Side benefit: Blondes have more fun.
Be wary of: Girls you meet in public restrooms when you’re drunk.
Overall grade: A-
3. Family Wedding: Before I get started, no I don’t think we were related. I mean, I’m pretty sure I remember her saying she was a cousin of the guy who was marrying my cousin, so unless the bride and groom were also related it was not technically incest. Also she was 15. You know what? It’s probably better if I don’t tell this story.
Side benefit: Facebook makes all our interactions feel super creepy!
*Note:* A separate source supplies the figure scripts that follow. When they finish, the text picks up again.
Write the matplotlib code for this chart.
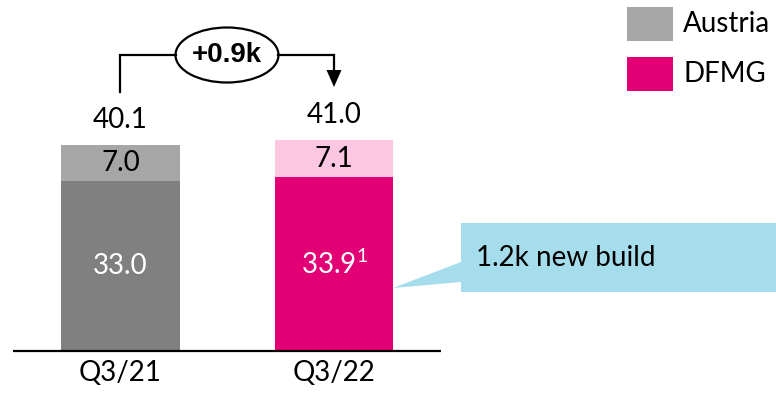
import matplotlib
matplotlib.use('Agg')
import matplotlib.pyplot as plt
from matplotlib.patches import Rectangle, Ellipse, Polygon

plt.rcParams['font.family'] = ['Lato', 'DejaVu Sans']

categories = ['Q3/21', 'Q3/22']
base_vals = [33.0, 33.9]
top_vals = [7.0, 7.1]
totals = [40.1, 41.0]
base_labels = ['33.0', r'33.9$^{\mathregular{1}}$']
delta_label = '+0.9k'
callout_text = '1.2k new build'
legend_names = ['Austria', 'DFMG']

base_colors = ['#808080', '#E20074']
top_colors = ['#A6A6A6', '#FDC6E1']

W, H = 776, 395
fig = plt.figure(figsize=(W / 100, H / 100), dpi=100)
ax = fig.add_axes([0, 0, 1, 1])
ax.axis('off')

# y pixel = 351 - 5.14 * v ; x pixel = 120.5 + 213.5 * x
ppu = 5.14
ax.set_ylim((351 - H) / ppu, 351 / ppu)
ax.set_xlim(-120.5 / 213.5, (W - 120.5) / 213.5)

x = [0, 1]
ax.bar(x, base_vals, width=0.557, color=base_colors, zorder=2)
ax.bar(x, top_vals, bottom=base_vals, width=0.557, color=top_colors, zorder=2)

for i in range(2):
    ax.text(x[i], base_vals[i] / 2, base_labels[i], ha='center', va='center',
            color='white', fontsize=20, zorder=3)
    ax.text(x[i], base_vals[i] + top_vals[i] / 2, f'{top_vals[i]:.1f}', ha='center',
            va='center', color='black', fontsize=20, zorder=3)
    ax.text(x[i], totals[i] + 2.4, f'{totals[i]:.1f}', ha='center', va='bottom',
            color='black', fontsize=20)
    ax.text(x[i], -4.2, categories[i], ha='center', va='center', color='black', fontsize=20)


def P(px, py):
    return (px / W, 1 - py / H)


T = ax.transAxes
# baseline
ax.plot([P(13, 0)[0], P(441, 0)[0]], [P(0, 351)[1]] * 2, color='black', lw=1.6,
        transform=T, zorder=4, solid_capstyle='butt')

# bracket with delta
lw = 1.6
xs = [P(120, 0)[0], P(120, 0)[0], P(176, 0)[0]]
ys = [P(0, 92)[1], P(0, 55)[1], P(0, 55)[1]]
ax.plot(xs, ys, color='black', lw=lw, transform=T, solid_joinstyle='miter')
xs = [P(278, 0)[0], P(334, 0)[0], P(334, 0)[0]]
ys = [P(0, 55)[1], P(0, 55)[1], P(0, 72)[1]]
ax.plot(xs, ys, color='black', lw=lw, transform=T, solid_joinstyle='miter')
ax.add_patch(Polygon([P(326.5, 70), P(341.5, 70), P(334, 87)], closed=True,
                     facecolor='black', edgecolor='none', transform=T))
ax.add_patch(Ellipse(P(227, 55), 103 / W, 55 / H, facecolor='white', edgecolor='black',
                     lw=lw, transform=T))
ax.text(*P(227, 55), delta_label, ha='center', va='center', fontsize=20,
        fontweight='bold', family='Liberation Sans', transform=T)

# callout
ax.add_patch(Polygon([P(461, 223), P(776, 223), P(776, 292), P(461, 292),
                      P(461, 282), P(393, 288), P(461, 262)], closed=True,
                     facecolor='#A6DDEC', edgecolor='none', transform=T))
ax.text(*P(476, 258), callout_text, ha='left', va='center', fontsize=20, transform=T)

# legend
for j, (name, col) in enumerate(zip(legend_names, [top_colors[0], base_colors[1]])):
    y0 = 7 + 50 * j
    ax.add_patch(Rectangle(P(627, y0 + 34), 46 / W, 34 / H, facecolor=col,
                           edgecolor='none', transform=T))
    ax.text(*P(683, y0 + 17), name, ha='left', va='center', fontsize=20, transform=T)

fig.savefig('out.png', dpi=100)
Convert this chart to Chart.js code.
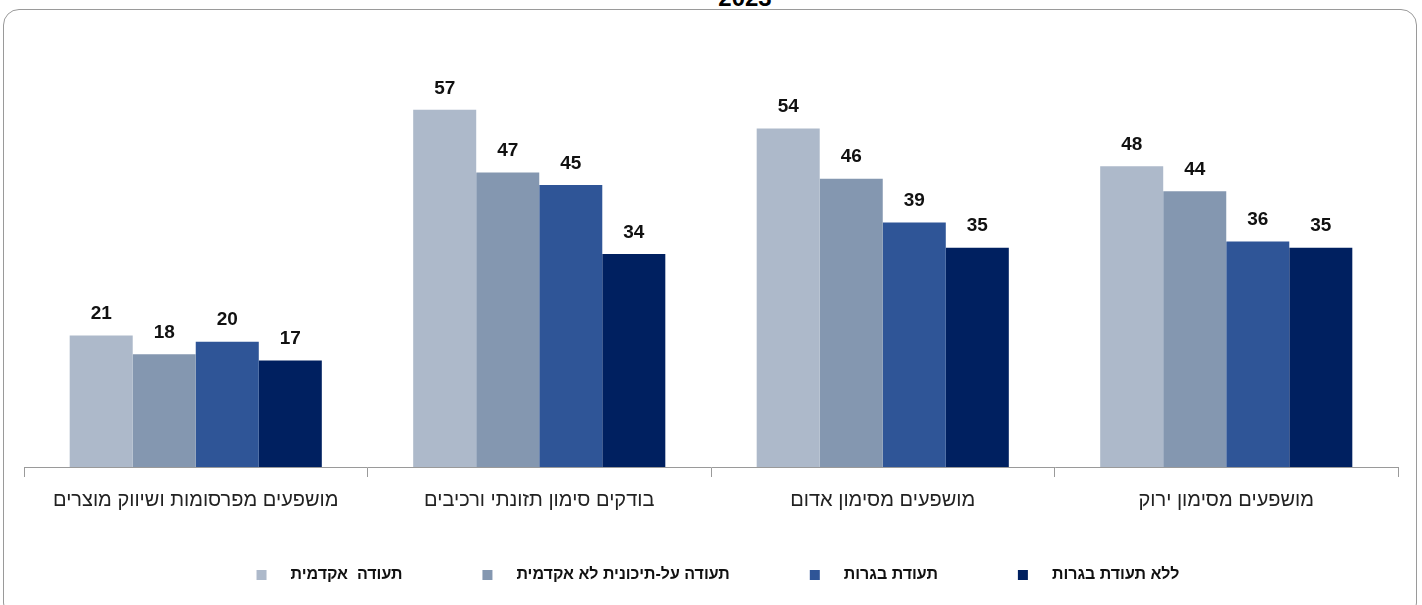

Be wary of: Sex laws in your state.
Overall grade: B-
4. Mouse Costume: Yes, I’m just as aware as you are that for three of the four years I’ve donned the mouse costume on Christmas Eve I was in a committed relationship. But think about this: I’m running around town getting drunk off my ass in a GIANT MOUSE COSTUME. Who isn’t going to want to be friends with someone who does that? Only the most cynical assholes (read: the people I met in year one at all the Echo Park hipster dive bars), that’s who. So yeah…I’ve made a lot of friends dressed as a mouse. The hostess as that place on Cahuenga. Strippers. Random black chicks at whiskey bars. And a number of equally drunk girls in downtown Los Angeles and across Hollywood. I swear on my life I never cheated on my girlfriend. I might be an asshole but I’m not an ASSHOLE. Still, I don’t think it’s cheating if you swap Facebooks or phone numbers and maybe touch base every few months, you know, just in case the inevitable breakup finally happens…
Side benefit: You’re dressed as a giant mouse at a bar. You can steal a bottle of liquor and the worst that’s going to happen is the bartender is going to laugh at you.
Be wary of: Anything that could possibly happen outside of your peripheral vision. Sometimes douchebags will punch you in the back of the head because they know you can’t see them approaching.
Overall grade: C
5. Freshman Orientation: I didn’t get laid much in college. I was in a relationship for the first year-plus, and once that relationship ended it was like I was in “time out” for the rest of my sophomore year. When your college only boasts 2,200 students and a girl in a sorority gets dumped everyone on campus knows about it. I’ve heard stories about kids at my college who swore they were blacklisted from the entire single community after their relationships ended. The only way they could date was if they dated someone else who had already broken up with someone on campus. Fucking weird, right? My point is, to get laid I had to look outside of my college. Until senior year, when I decided to scope out the incoming freshman class at their orientation. I swung for the fences and picked this gorgeous 6’1″ freckled brunette who it turned out was from a neighboring town in New Jersey. After graduation (hers of course, not mine) we started hanging out. Things slowed down when I found out she didn’t graduate at age 18 like most of us do, but a quick Google search reminded me the age of consent in Jersey is 16 so…that settled that!
Here’s a funny video of two friends and from that summer (2005), BONGED out of our minds talking about life and stuff. She comes up in conversation briefly as she had stopped by to meet the guys and listen to us get stoned and jam in my basement. She never did tell me if she liked my music or not…
Side benefit: What’s that line from Dazed And Confused about growing older and high school girls staying the same age? Well, apparently you could fuck a college girl for two years and she’s still old enough to be in high school!
Be wary of: Girls with whom your first kiss also marks the first time she’s cheating on her boyfriend. They usually have much more deeply-rooted psychological issues than you initially realize.
Overall Grade: A
6. Reading The Frisky: Hi Amelia. I think you’re an A+.